Things are going to start happening, soon: cover designs, press requests, getting events in the diary. And feedback from my agent, which will mean either more writing on the New Thing, or thinking about Another Thing.
It’s not quite accurate to say that I’m waiting. There are my much-loved writing-adjacent activities going on. Preparing the upcoming retreat; mentoring; manuscript assessments; and reading and researching the New Thing (because though I’m waiting for confirmation, my instinct is that there’s something in it).
So, not precisely waiting. What I'm doing is closer to lulling.
(As opposed to lolling, which Harris is an expert in.)
It’s taken me a long time to realise that this is okay. For years I thought I needed to write every day.* If I had a week of low energy when I mostly read and walked and wondered, I also lay awake at night fretting about whether I was ever going to write another word. If I felt a bit lousy I Pressed On, because apparently I thought the creativity gods enjoyed watching someone with a headache and a temperature dredge up 500 feverish words that they would delete the next day.
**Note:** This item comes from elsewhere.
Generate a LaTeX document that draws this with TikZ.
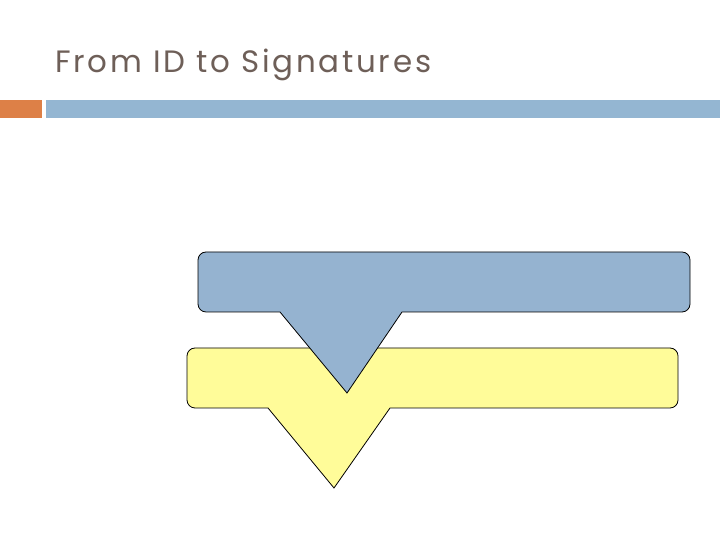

Now I am much more relaxed about the way that there are - and will always be - lulls and swells in my creative life. Some of them are external: the rhythms of publishing, the simple fact of the time it takes to think and draft and write and polish a novel into existence. And some of them are internal. Motivation; imagination; energy; concentration; headspace.. all of these things vary.
I’ve learned not to get anxious about lulls and swells, though it has taken a while for me to get to get here. Whichever one I’m in, I know it won’t last. Everything gets there in the end. So whatever you're doing, whether you are lulling or swelling, take a breath, do what you can do today, and trust that you'll get where you're going.
*For a while, I probably did need to write every day: I had to cure myself of the idea that there needed to be a specific time and headspace in which writing was possible.